Op 11 september 2001 stapte Vinny Golia met zijn kwintet op het vliegtuig voor enkele Europese concerten. De Belgische optredens, gepland vanaf de dag erna, vonden na enig beraad toch doorgang en drie jaar later blijkt dat het verhaal van 9/11, hoe interessant ook, de muziek nergens in de schaduw zet. Daarvoor is 'One, Three, Two' een te mooi, zij het niet altijd even vlot weg te slikken album. Golia's composities laveren namelijk tussen improvisatie en uitgeschreven arrangementen en laten de grens tussen de twee meer dan eens over aan de verbeelding van de luisteraar. Lekkere swing, zinderende bebop en vooral veel vrij spel vloeien al even soepel en verwarrend door elkaar, net zoals zachte en mysterieuze passages niet bestaan zonder de grillige thema's of de extatische momenten.
Vinny Golia houdt er duidelijk niet van zijn stukken in een thema – solo – thema structuur gevangen te zetten. Zijn composities draaien geen rondjes, maar gaan stap voor stap vooruit, waarbij een deel, eens afgewerkt, niet meer terugkeert. Het beginthema duikt op uit de mist van een collectieve improvisatie of uit een solopassage. Vaak is deze hoofdmelodie zo grillig dat het gevaar voor spontaan mee fluiten (zelfs na herhaaldelijk beluisteren) nihil is. Op andere momenten opteert Golia dan weer voor een trage melodie die gewichtloos boven de begeleiding hangt. Wanneer dan de solisten op het materiaal losgelaten worden, schuiven er geregeld (meestal vanuit de blazers) korte riffs onder het werk van de improvisatoren. Soms zijn dit niet meer dan decorstukken, maar even gemakkelijk vormen ze de aanzet tot het samen verder uitbouwen van het stuk.

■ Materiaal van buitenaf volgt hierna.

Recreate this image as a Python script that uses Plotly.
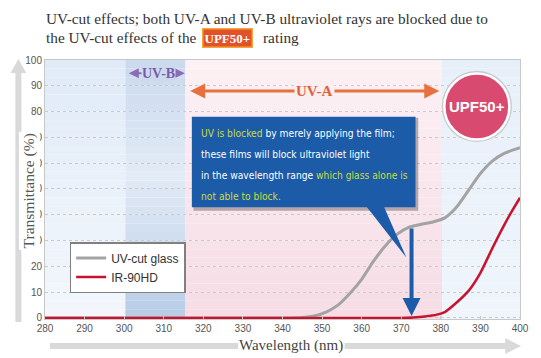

In het kostelijke 'Make it Snappy' bereikt de arrangeer- en componeerkunst van Vinny Golia een hoogtepunt. Een dialoog tussen elkaar kort op de huid zittende sax en trombone wordt in een marsritme gezogen. De elektrische gitaar komt echter met noisy geraas de boel aan flarden schieten, waarna een dolkomisch en springerig thema van korte noten en plotse stops de weg effent naar de improvisaties.
Het is naast alle compositorische pracht ook mooi om volgen hoe de begeleiding wordt aangepast aan de solerende muzikant. Voor de net iets minder wendbare trombone van Michael Vlatkovich wordt zo meestal een stabielere begeleiding neergelegd. Ook gitarist Nels Cline, die meestal kiest voor een 'proper', zij het soms wat nerveus en kort gefraseerd geluid, is het best gediend met een swingbasis. Golia daarentegen verkiest duidelijk een vrije ondergrond. Dat is logisch, want vooral wanneer deze laatste met een sopraan- of sopraninosax aan het werk gaat, is hij alomtegenwoordig. Het is alsof de kurk van de champagnefles vliegt en de ideeën maar blijven komen. Onophoudelijk doorfladderend lijkt hij soms te vergeten dat een mens moet ademen. Hierdoor klinkt hij tegelijkertijd doodvermoeiend en onuitputtelijk geïnspireerd, maar bovenal lyrisch: powerplay is aan hem niet besteed.
Het enige minpuntje aan deze cd is het soms slordige samenspel tussen Golia en Vlatkovich. Thema's en riffs die messcherp door de composities zouden moeten snijden, klinken daardoor wat bot, waardoor de uitvoeringen dan weer wat aan kracht inboeten. De composities zelf blijven daarbij wel in volle glorie overeind, zeker als de luisteraar door de foutjes heen wil luisteren.